In the South West region you can consider events such as those from SETSquared, TechSPARK, UWE's Future Space innovation hub, South West Founders, Oracle's Startup Cloud Accelerator amongst others - not forgetting those in Gloucestershire, Cardiff et al. Events are often attended by angel investors, so pitching or technology-showcase events can help build your profile and contact base.

The terms on which VC's invest have become more regularised over the last decade or so. Whilst Founders are usually expected to give warranties about the business, typically they are capped at a multiple of their salary (1x) and VC's won't expect founders to put forward personal assets as guarantees.

Regionally, access to venture capital locally is still limited, so Founders should grow networks in London, and also within their industry domain more generally - building expertise, credibility and contacts.

Many VC's have previously been founders themselves, and so are in tune with industry and the pressures of growing a business.

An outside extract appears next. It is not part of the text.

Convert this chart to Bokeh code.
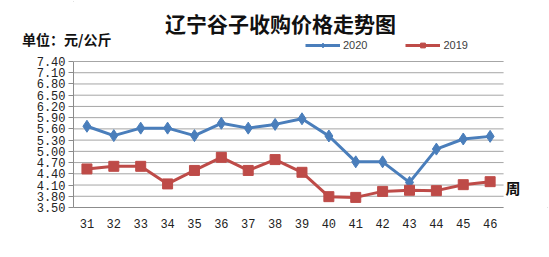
from bokeh.plotting import figure
from bokeh.models import (FixedTicker, Label, Legend, LegendItem, LinearAxis,
                          CustomJSTickFormatter, Range1d)
from bokeh.embed import file_html
from bokeh.resources import INLINE

weeks = [31, 32, 33, 34, 35, 36, 37, 38, 39, 40, 41, 42, 43, 44, 45, 46]
price_2020 = [5.67, 5.42, 5.62, 5.62, 5.42, 5.75, 5.62, 5.72, 5.87, 5.41, 4.72, 4.72, 4.17, 5.06, 5.33, 5.40]
price_2019 = [4.53, 4.60, 4.60, 4.13, 4.49, 4.84, 4.49, 4.78, 4.44, 3.79, 3.77, 3.93, 3.96, 3.95, 4.11, 4.19]
y_ticks = [3.50, 3.80, 4.10, 4.40, 4.70, 5.00, 5.30, 5.60, 5.90, 6.20, 6.50, 6.80, 7.10, 7.40]
title_text = "辽宁谷子收购价格走势图"
unit_text = "单位：元/公斤"
week_text = "周"

BLUE = "#4a7ebb"
RED = "#be4b48"
CJK = "Noto Sans CJK SC"

# frame: left edge at canvas x=73, bottom at canvas y=207, spans to top/right of canvas
FL, FB = 73, 207
Y0, Y1 = 3.5, 7.4
PX_PER_Y = 146.0 / (Y1 - Y0)        # 3.50 -> y=207, 7.40 -> y=61
PX_PER_X = 26.88
X0 = weeks[0] - 0.5


def fx(x):
    return x - FL


def fy(y):
    return FB - y


p = figure(width=549, height=257, output_backend="svg", toolbar_location=None,
           x_range=Range1d(X0, X0 + (549 - FL) / PX_PER_X),
           y_range=Range1d(Y0, Y0 + FB / PX_PER_Y),
           min_border_left=FL, min_border_right=0, min_border_top=0, min_border_bottom=257 - FB)
p.extra_y_ranges = {"unit": Range1d(0, FB)}
p.outline_line_color = None
p.background_fill_color = "white"
p.border_fill_color = "white"
p.styles = {"outline": "1px solid #8c8c8c", "outline-offset": "-2px"}

# axes
p.yaxis.ticker = FixedTicker(ticks=y_ticks)
p.yaxis.bounds = (Y0, Y1)
p.yaxis.formatter = CustomJSTickFormatter(code="return tick.toFixed(2);")
p.yaxis.major_label_text_font = "Liberation Mono"
p.yaxis.major_label_text_font_size = "12px"
p.yaxis.major_label_text_color = "#222222"
p.yaxis.axis_line_color = "#8c8c8c"
p.yaxis.major_tick_line_color = "#8c8c8c"
p.yaxis.major_tick_out = 5
p.yaxis.major_tick_in = 0
p.yaxis.minor_tick_line_color = None
p.yaxis.major_label_standoff = 3

unit_axis = LinearAxis(y_range_name="unit", ticker=FixedTicker(ticks=[fy(38)]),
                       formatter=CustomJSTickFormatter(args=dict(t=unit_text), code="return t;"),
                       axis_line_color=None, major_tick_line_color=None, minor_tick_line_color=None,
                       major_tick_out=0, major_tick_in=0, major_label_standoff=-78,
                       major_label_text_font=CJK, major_label_text_font_size="14px",
                       major_label_text_font_style="bold", major_label_text_color="#111111")
p.add_layout(unit_axis, "left")

p.xaxis.ticker = FixedTicker(ticks=weeks)
p.xaxis.bounds = (X0, weeks[-1] + 0.5)
p.xaxis.major_label_text_font = "Liberation Mono"
p.xaxis.major_label_text_font_size = "12px"
p.xaxis.major_label_text_color = "#222222"
p.xaxis.axis_line_color = "#8c8c8c"
p.xaxis.major_tick_line_color = None
p.xaxis.minor_tick_line_color = None
p.xaxis.major_label_standoff = 5

p.ygrid.grid_line_color = None
p.xgrid.grid_line_color = None
p.segment(x0=X0, x1=weeks[-1] + 0.5, y0=y_ticks, y1=y_ticks, line_color="#a6a6a6", line_width=1)

l1 = p.line(weeks, price_2020, line_color=BLUE, line_width=3)
m1 = p.scatter(weeks, price_2020, marker="diamond", size=12, fill_color=BLUE, line_color=BLUE)
l2 = p.line(weeks, price_2019, line_color=RED, line_width=3)
m2 = p.scatter(weeks, price_2019, marker="square", size=10, fill_color=RED, line_color=RED)

legend = Legend(items=[LegendItem(label="2020", renderers=[l1, m1]),
                       LegendItem(label="2019", renderers=[l2, m2])],
                orientation="horizontal", location=(fx(305), fy(51)),
                border_line_color=None, background_fill_alpha=0,
                label_text_font="Liberation Sans", label_text_font_size="11px",
                label_text_color="#404040", glyph_width=35, glyph_height=12,
                spacing=38, padding=0, margin=0, label_standoff=3)
p.add_layout(legend)

p.add_layout(Label(x=fx(280), y=fy(22), x_units="screen", y_units="screen", text=title_text,
                   text_font=CJK, text_font_size="21px", text_font_style="bold",
                   text_align="center", text_baseline="middle", text_color="#111111"))
p.add_layout(Label(x=fx(505), y=fy(187), x_units="screen", y_units="screen", text=week_text,
                   text_font=CJK, text_font_size="15px", text_font_style="bold",
                   text_align="left", text_baseline="middle", text_color="#111111"))

open("out.html", "w").write(file_html(p, INLINE))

Since the recession, where many VC's got burnt, they want to get involved earlier at the seed-round stage to start to direct the path of the Company early on and before the cost-base of the business has significantly increased.

PE funds usually seek established businesses and typically take a controlling interest or more. The risk profile is different from VC, as PE's tend to concentrate resource on fewer portfolio companies but will expect a return from a larger proportion of them.

PE funds typically target businesses with a sound business model, established revenues and a good team already in place, although some may take on distressed companies with prospects of turning them around by employing their own management techniques.

PE funds often take a tougher stance legally than VC. They will usually establish a new company on top of the original, using the projected revenue streams of the business to service the new additional debt, while some investment/debt may be used to fund growth.

PE is commonly used in a management buy-out context. PE funds will establish a new shared ownership between the managers and the new PE fund. A combination of the PE fund's investment and debt finance will be used to acquire the Company from the sellers, which may include exiting members of the management team and incumbent investors

The vast majority of exits for technology business are trade sales (as opposed to IPO), and to foreign, predominantly US buyers.

Generally speaking IPOs happen much higher up the value chain for technology companies given the regulatory burden of being listed. It can still be the preferred exit route for those companies that have no natural trade buyer and offer liquidity to shareholders. Whilst there are still some good transactions, AIM still isn't yet seeing the transactions at the level prior to the 2008 recession.